Set exercise:
Copy, exactly and only, the lines from the one with "Emit a LaTeX" up to and including the one with "(m6) |- (circin);", leaving pictures out.

Record extracts:
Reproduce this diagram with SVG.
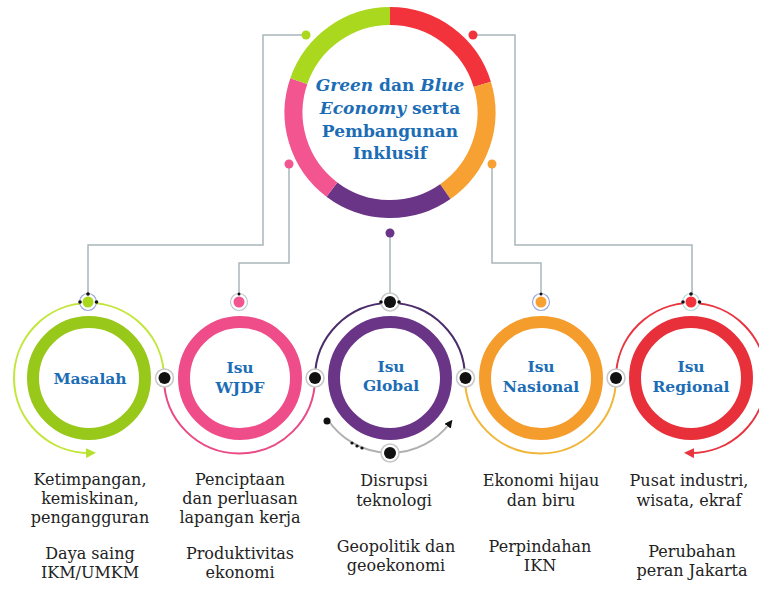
<svg xmlns="http://www.w3.org/2000/svg" width="759" height="590" viewBox="0 0 759 590">
<defs>
<style>
.lbl{font-family:"DejaVu Serif","Liberation Serif",serif;font-weight:bold;fill:#1c6db5;text-anchor:middle}
.ttl{font-size:17px}
.sub{font-size:15.5px}
.desc{font-family:"DejaVu Serif","Liberation Serif",serif;font-size:16px;fill:#222;text-anchor:middle}
.conn{fill:none;stroke:#a9b5b8;stroke-width:1.5}
.ring{fill:none;stroke-width:12}
.big{fill:none;stroke-width:18}
.arc{fill:none;stroke-width:2}
.jo{fill:#fff;stroke:#c8c8c8;stroke-width:1.5}
.ji{fill:#111}
.tn{fill:#fff;stroke:#9aa8d8;stroke-width:1.2}
.dot{fill:#111}
</style>
<marker id="ahG" viewBox="0 0 10 10" refX="5" refY="5" markerWidth="10" markerHeight="10" orient="auto" markerUnits="userSpaceOnUse"><path d="M0,0 L10,5 L0,10 z" fill="#b6e030"/></marker>
<marker id="ahR" viewBox="0 0 10 10" refX="5" refY="5" markerWidth="10" markerHeight="10" orient="auto" markerUnits="userSpaceOnUse"><path d="M0,0 L10,5 L0,10 z" fill="#e8353f"/></marker>
<marker id="ahK" viewBox="0 0 10 10" refX="5" refY="5" markerWidth="8" markerHeight="8" orient="auto" markerUnits="userSpaceOnUse"><path d="M0,0 L10,5 L0,10 z" fill="#111"/></marker>
</defs>
<rect width="759" height="590" fill="#fff"/>

<g id="connectors">
<polyline class="conn" points="306,35 263,35 263,245 88,245 88,294"/>
<polyline class="conn" points="289,164 289,263 239,263 239,294"/>
<polyline class="conn" points="390,233 390,294"/>
<polyline class="conn" points="492,164 492,263 541,263 541,294"/>
<polyline class="conn" points="473,35 515,35 515,245 692,245 692,294"/>
<path class="arc" stroke="#c2e63a" d="M164,378 A75,75 0 1 0 91,453" marker-end="url(#ahG)"/>
<path class="arc" stroke="#ea4a85" d="M164,378 A75,75 0 0 0 315,378"/>
<path class="arc" stroke="#4b2d6b" d="M315,378 A75,75 0 0 1 465,378"/>
<path class="arc" stroke="#f0b63a" d="M465,378 A75,75 0 0 0 616,378"/>
<path class="arc" stroke="#e8353f" d="M616,378 A75,75 0 1 1 689,453" marker-end="url(#ahR)"/>
<path class="arc" stroke="#b0b0b0" stroke-width="1.5" d="M328,420 A75,75 0 0 0 450,423" marker-end="url(#ahK)"/>
</g>

<g id="center">
<path class="big" stroke="#f2333b" d="M390,16 A96.5,96.5 0 0 1 482.3,84.3"/>
<path class="big" stroke="#f8a133" d="M482.3,84.3 A96.5,96.5 0 0 1 445.3,191.6"/>
<path class="big" stroke="#6a3587" d="M445.3,191.6 A96.5,96.5 0 0 1 331.9,189.6"/>
<path class="big" stroke="#f25590" d="M331.9,189.6 A96.5,96.5 0 0 1 298.8,81.1"/>
<path class="big" stroke="#a9d81f" d="M298.8,81.1 A96.5,96.5 0 0 1 390,16"/>
<circle cx="306" cy="35" r="4.5" fill="#a9d81f"/>
<circle cx="473" cy="35" r="4.5" fill="#f2333b"/>
<circle cx="289" cy="164" r="4.5" fill="#f25590"/>
<circle cx="492" cy="164" r="4.5" fill="#f8a133"/>
<circle cx="390" cy="233" r="4.5" fill="#6a3587"/>
<text class="lbl ttl" x="390" y="91"><tspan font-style="italic">Green</tspan> dan <tspan font-style="italic">Blue</tspan></text>
<text class="lbl ttl" x="390" y="114"><tspan font-style="italic">Economy</tspan> serta</text>
<text class="lbl ttl" x="390" y="137">Pembangunan</text>
<text class="lbl ttl" x="390" y="159">Inklusif</text>
</g>

<g id="masalah">
<circle class="ring" cx="89" cy="378" r="56" stroke="#98c81a"/>
<circle class="tn" cx="88" cy="302" r="8.5"/>
<circle cx="88" cy="302" r="5.5" fill="#a9d81f"/>
<circle class="dot" cx="88" cy="294" r="1.8"/>
<circle class="dot" cx="80" cy="302" r="1.8"/>
<circle class="dot" cx="96.5" cy="302" r="1.8"/>
<text class="lbl sub" x="90" y="384">Masalah</text>
<text class="desc" x="90" y="485">Ketimpangan,</text>
<text class="desc" x="90" y="504">kemiskinan,</text>
<text class="desc" x="90" y="523">pengangguran</text>
<text class="desc" x="90" y="559">Daya saing</text>
<text class="desc" x="90" y="578">IKM/UMKM</text>
</g>

<g id="wjdf">
<circle class="ring" cx="240" cy="378" r="56" stroke="#ef4d8a"/>
<circle cx="239" cy="302" r="8.5" fill="#fff" stroke="#c0c8cc" stroke-width="1.2"/>
<circle cx="239" cy="302" r="5.5" fill="#f25590"/>
<circle class="dot" cx="239" cy="294" r="1.5"/>
<text class="lbl sub" x="240" y="373">Isu</text>
<text class="lbl sub" x="240" y="393">WJDF</text>
<text class="desc" x="240" y="485">Penciptaan</text>
<text class="desc" x="240" y="504">dan perluasan</text>
<text class="desc" x="240" y="523">lapangan kerja</text>
<text class="desc" x="240" y="559">Produktivitas</text>
<text class="desc" x="240" y="578">ekonomi</text>
</g>

<g id="global">
<circle class="ring" cx="390" cy="378" r="56" stroke="#6a3587"/>
<circle class="jo" cx="390" cy="302" r="9"/>
<circle class="ji" cx="390" cy="302" r="6"/>
<circle class="dot" cx="381" cy="302" r="1.8"/>
<circle class="dot" cx="399" cy="302" r="1.8"/>
<circle class="jo" cx="390" cy="453" r="9"/>
<circle class="ji" cx="390" cy="453" r="6"/>
<circle class="dot" cx="327" cy="421" r="3.5"/>
<circle class="dot" cx="352" cy="443" r="1.6"/>
<circle class="dot" cx="357" cy="446" r="1.6"/>
<circle class="dot" cx="362" cy="448" r="1.6"/>
<text class="lbl sub" x="391" y="372">Isu</text>
<text class="lbl sub" x="391" y="391">Global</text>
<text class="desc" x="394" y="486">Disrupsi</text>
<text class="desc" x="394" y="506">teknologi</text>
<text class="desc" x="396" y="552">Geopolitik dan</text>
<text class="desc" x="396" y="571">geoekonomi</text>
</g>

<g id="nasional">
<circle class="ring" cx="541" cy="378" r="56" stroke="#f59d2c"/>
<circle class="tn" cx="541" cy="302" r="8.5"/>
<circle cx="541" cy="302" r="5.5" fill="#f8a133"/>
<circle class="dot" cx="541" cy="294" r="1.5"/>
<text class="lbl sub" x="541" y="372">Isu</text>
<text class="lbl sub" x="541" y="392">Nasional</text>
<text class="desc" x="541" y="486">Ekonomi hijau</text>
<text class="desc" x="541" y="506">dan biru</text>
<text class="desc" x="540" y="552">Perpindahan</text>
<text class="desc" x="540" y="571">IKN</text>
</g>

<g id="regional">
<circle class="ring" cx="691" cy="378" r="56" stroke="#e8303b"/>
<circle cx="691" cy="302" r="8.5" fill="#fff" stroke="#b8dcd8" stroke-width="1.2"/>
<circle cx="691" cy="302" r="5.5" fill="#f2333b"/>
<circle class="dot" cx="691" cy="294" r="1.8"/>
<circle class="dot" cx="683" cy="302" r="1.8"/>
<circle class="dot" cx="699.5" cy="302" r="1.8"/>
<text class="lbl sub" x="691" y="372">Isu</text>
<text class="lbl sub" x="691" y="392">Regional</text>
<text class="desc" x="689" y="486">Pusat industri,</text>
<text class="desc" x="689" y="506">wisata, ekraf</text>
<text class="desc" x="692" y="557">Perubahan</text>
<text class="desc" x="692" y="576">peran Jakarta</text>
</g>

<g id="junctions">
<circle class="jo" cx="164.5" cy="378" r="9"/>
<circle class="ji" cx="164.5" cy="378" r="6"/>
<circle class="jo" cx="315" cy="378" r="9"/>
<circle class="ji" cx="315" cy="378" r="6"/>
<circle class="jo" cx="465.5" cy="378" r="9"/>
<circle class="ji" cx="465.5" cy="378" r="6"/>
<circle class="jo" cx="616" cy="378" r="9"/>
<circle class="ji" cx="616" cy="378" r="6"/>
</g>
</svg>
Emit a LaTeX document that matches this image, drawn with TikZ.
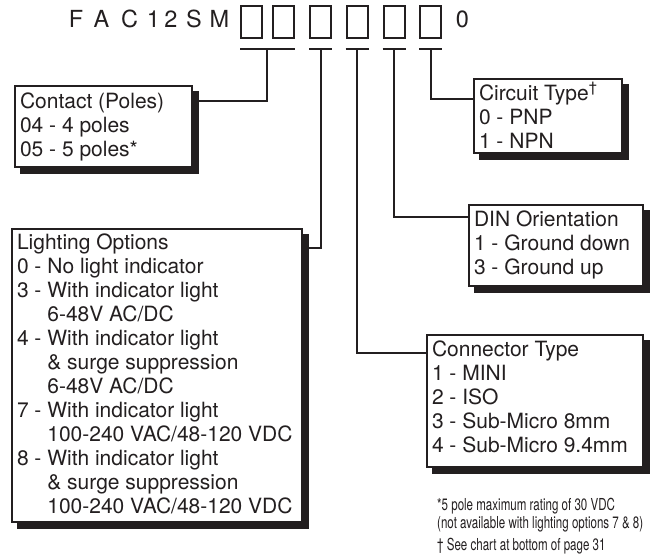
\documentclass[tikz,border=0pt]{standalone}
\usepackage{fontspec}
\setmainfont{TeX Gyre Heros}
\newfontfamily\narrowfont{TeX Gyre Heros}[FakeStretch=0.7]
\usetikzlibrary{calc}
\definecolor{ink}{HTML}{231F20}
\newcommand\opttext[4]{\parbox[t][#2][t]{#1}{\raggedright\vspace*{#3}\strut #4}}
\newcommand\ind{\hphantom{3 - }}
\newcommand\shadowrule[2]{\textcolor{ink}{\rule{#1}{#2}}}
\begin{document}
\begin{tikzpicture}[x=1pt,y=-1pt,
  optbox/.style={draw=ink, line width=2pt, fill=white, inner xsep=5pt, inner ysep=0pt,
    anchor=north west, text=ink, font=\fontsize{21}{24}\selectfont},
  shadownode/.style={anchor=north west, inner sep=0pt, outer sep=0pt, fill=ink},
  slot/.style={draw=ink, line width=2pt, minimum width=21pt, minimum height=32pt, inner sep=0pt},
  wire/.style={draw=ink, line width=2pt},
  titlechar/.style={font=\fontsize{23.5}{24}\selectfont, text=ink, anchor=base, inner sep=0pt},
  notetext/.style={font=\narrowfont\fontsize{16.5}{18}\selectfont, text=ink, anchor=base west, inner sep=0pt}]
\useasboundingbox (0,0) rectangle (653,558);

% title
\foreach \c/\x [count=\i] in {F/76,A/101.5,C/129.5,1/153.5,2/171,S/194,M/219.5}
  \node[titlechar] (t\i) at (\x,27) {\c};
\node[titlechar] (zero) at (462.5,27) {0};

% slots
\foreach \n/\x in {1/251.5,2/283,3/320.5,4/357,5/394,6/430.5}
  \node[slot] (s\n) at (\x,22) {};

% bars
\draw[wire] ($(s1.south west)+(0,10)$) -- ($(s2.south east)+(0,10)$);
\foreach \n in {3,4,5,6}
  \draw[wire] ($(s\n.south west)+(0,10)$) -- ($(s\n.south east)+(0,10)$);
\coordinate (m1) at ($(s1.south west)!0.5!(s2.south east)+(0,10)$);
\foreach \n in {3,4,5,6}
  \coordinate (m\n) at ($(s\n.south)+(0,10)$);

% connector end points on the boxes
\coordinate (contactin) at (191,101);
\coordinate (lightin) at (301,248);
\coordinate (connin) at (426,353);
\coordinate (dinin) at (468,217);
\coordinate (circin) at (473,99);

% connectors
\draw[wire] (m1) |- (contactin);
\draw[wire] (m3) |- (lightin);
\draw[wire] (m4) |- (connin);
\draw[wire] (m5) |- (dinin);
\draw[wire] (m6) |- (circin);

% drop shadows
\node[shadownode] (contactsh) at (20,91) {\shadowrule{179pt}{83pt}};
\node[shadownode] (circsh) at (479,84) {\shadowrule{150pt}{76pt}};
\node[shadownode] (dinsh) at (474,210) {\shadowrule{176pt}{83pt}};
\node[shadownode] (connsh) at (432,340) {\shadowrule{218pt}{134pt}};
\node[shadownode] (lightsh) at (17,234) {\shadowrule{292pt}{295pt}};

% option boxes
\node[optbox] (contact) at (14,85) {\opttext{167pt}{81pt}{5.2pt}{Contact (Poles)\\04 - 4 poles\\05 - 5 poles*}};
\node[optbox] (circ) at (473,78) {\opttext{138pt}{74pt}{3.2pt}{Circuit Type\textsuperscript{†}\\0 - PNP\\1 - NPN}};
\node[optbox] (din) at (468,204) {\opttext{164pt}{81pt}{4.2pt}{DIN Orientation\\1 - Ground down\\3 - Ground up}};
\node[optbox] (conn) at (426,334) {\opttext{206pt}{132pt}{4.2pt}{Connector Type\\1 - MINI\\2 - ISO\\3 - Sub-Micro 8mm\\4 - Sub-Micro 9.4mm}};
\node[optbox] (light) at (11,228) {\opttext{280pt}{293pt}{3.2pt}{Lighting Options\\0 - No light indicator\\3 - With indicator light\\\ind 6-48V AC/DC\\4 - With indicator light\\\ind \& surge suppression\\\ind 6-48V AC/DC\\7 - With indicator light\\\ind 100-240 VAC/48-120 VDC\\8 - With indicator light\\\ind \& surge suppression\\\ind 100-240 VAC/48-120 VDC}};

% notes
\node[notetext] (n1) at (437,510) {*5 pole maximum rating of 30 VDC};
\node[notetext] (n2) at (437,528) {(not available with lighting options 7 \& 8)};
\node[notetext] (n3) at (437,550) {† See chart at bottom of page 31};
\end{tikzpicture}
\end{document}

Output for this task:
Emit a LaTeX document that matches this image, drawn with TikZ.
\documentclass[tikz,border=0pt]{standalone}
\usepackage{fontspec}
\setmainfont{TeX Gyre Heros}
\newfontfamily\narrowfont{TeX Gyre Heros}[FakeStretch=0.7]
\usetikzlibrary{calc}
\definecolor{ink}{HTML}{231F20}
\newcommand\opttext[4]{\parbox[t][#2][t]{#1}{\raggedright\vspace*{#3}\strut #4}}
\newcommand\ind{\hphantom{3 - }}
\newcommand\shadowrule[2]{\textcolor{ink}{\rule{#1}{#2}}}
\begin{document}
\begin{tikzpicture}[x=1pt,y=-1pt,
  optbox/.style={draw=ink, line width=2pt, fill=white, inner xsep=5pt, inner ysep=0pt,
    anchor=north west, text=ink, font=\fontsize{21}{24}\selectfont},
  shadownode/.style={anchor=north west, inner sep=0pt, outer sep=0pt, fill=ink},
  slot/.style={draw=ink, line width=2pt, minimum width=21pt, minimum height=32pt, inner sep=0pt},
  wire/.style={draw=ink, line width=2pt},
  titlechar/.style={font=\fontsize{23.5}{24}\selectfont, text=ink, anchor=base, inner sep=0pt},
  notetext/.style={font=\narrowfont\fontsize{16.5}{18}\selectfont, text=ink, anchor=base west, inner sep=0pt}]
\useasboundingbox (0,0) rectangle (653,558);

% title
\foreach \c/\x [count=\i] in {F/76,A/101.5,C/129.5,1/153.5,2/171,S/194,M/219.5}
  \node[titlechar] (t\i) at (\x,27) {\c};
\node[titlechar] (zero) at (462.5,27) {0};

% slots
\foreach \n/\x in {1/251.5,2/283,3/320.5,4/357,5/394,6/430.5}
  \node[slot] (s\n) at (\x,22) {};

% bars
\draw[wire] ($(s1.south west)+(0,10)$) -- ($(s2.south east)+(0,10)$);
\foreach \n in {3,4,5,6}
  \draw[wire] ($(s\n.south west)+(0,10)$) -- ($(s\n.south east)+(0,10)$);
\coordinate (m1) at ($(s1.south west)!0.5!(s2.south east)+(0,10)$);
\foreach \n in {3,4,5,6}
  \coordinate (m\n) at ($(s\n.south)+(0,10)$);

% connector end points on the boxes
\coordinate (contactin) at (191,101);
\coordinate (lightin) at (301,248);
\coordinate (connin) at (426,353);
\coordinate (dinin) at (468,217);
\coordinate (circin) at (473,99);

% connectors
\draw[wire] (m1) |- (contactin);
\draw[wire] (m3) |- (lightin);
\draw[wire] (m4) |- (connin);
\draw[wire] (m5) |- (dinin);
\draw[wire] (m6) |- (circin);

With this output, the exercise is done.